“’Tis
affirmed
By poets skilled in Nature’s
secret ways,
That Love will not submit
to be controlled
By mastery.”
In support of his view, Mr. White urges, among other things, that most foul and wicked fling which Leontes, in his mad rapture of jealousy, makes against his wife, in Act i. scene 2, of The Winter’s Tale. He thinks the Poet could not have written that and other strains of like import, but that he was stung into doing so by his own bitter experience of “sorrow and shame”; and the argument is that, supposing him to have had such a root of bitterness in his life, he must have been thinking of that while writing those passages. The obvious answer is, To be sure, he must have been thinking of that; but then he must have known that others would think of it too; and a reasonable delicacy on his part would have counselled the withholding of any thing that he was conscious might be applied to his own domestic affairs. Sensible men do not write in their public pages such things as would be almost sure to breed or foster scandal about their own names or their own homes. The man that has a secret cancer on his person will naturally be the last to speak of cancers in reference to others. I can hardly think Shakespeare was so wanting in a sense of propriety as to have written the passages in question, but that he knew no man could say he was exposing the foulness of his own nest. So that my inferences in the matter are just the reverse of Mr. White’s. As for the alleged need of personal experience in order to the writing of such things, why should not this hold just as well in regard, for instance, to Lady Macbeth’s pangs of guilt? Shakespeare’s prime characteristic was, that he knew the truth of Nature in all such things without the help of personal experience.

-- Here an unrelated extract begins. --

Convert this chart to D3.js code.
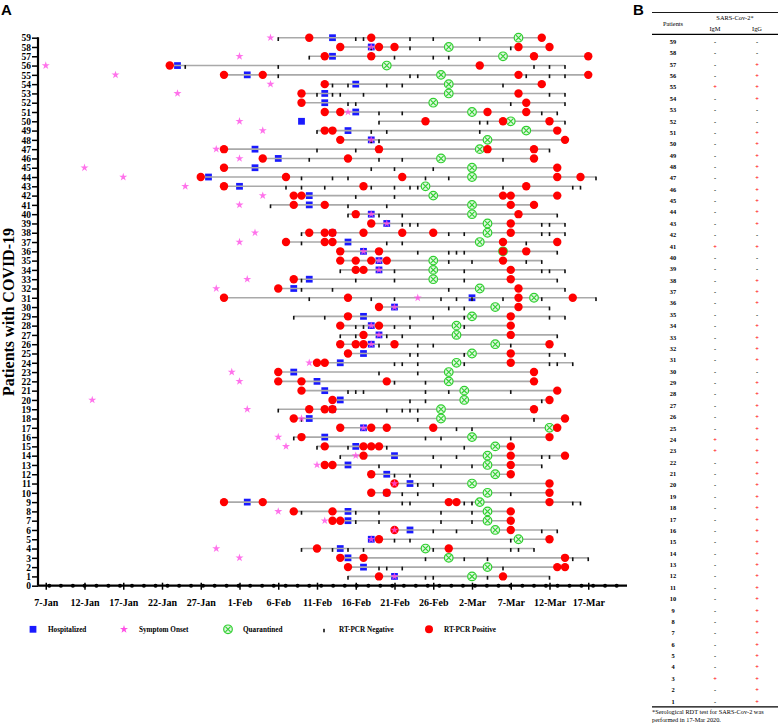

Mr. White presumes, moreover, that Anne Shakespeare was a coarse, low, vulgar creature, such as, the fascination of the honeymoon once worn off, the Poet could not choose but loath and detest; and that his betaking himself to London was partly to escape from her hated society. This, too, is all sheer conjecture, and rather lame at that. That Shakespeare was more or less separated from his wife for a number of years, cannot indeed be questioned; but that he ever found or ever sought relief or comfort in such separation, is what we have no warrant for believing. It was simply forced upon him by the necessities of his condition. The darling object of his London life evidently was, that he might return to his native town, with a handsome competence, and dwell in the bosom of his family; and the yearly visits, which tradition reports him to have made to Stratford, look like any thing but a wish to forget them or be forgotten by them. From what is known of his subsequent life, it is certain that he had, in large measure, that honourable ambition, so natural to an English gentleman, of being the founder of a family; and as soon as he had reached the hope of doing so, he retired to his old home, and there set up his rest, as if his best sunshine of life still waited on the presence of her from whose society he is alleged to have fled away in disappointment and disgust.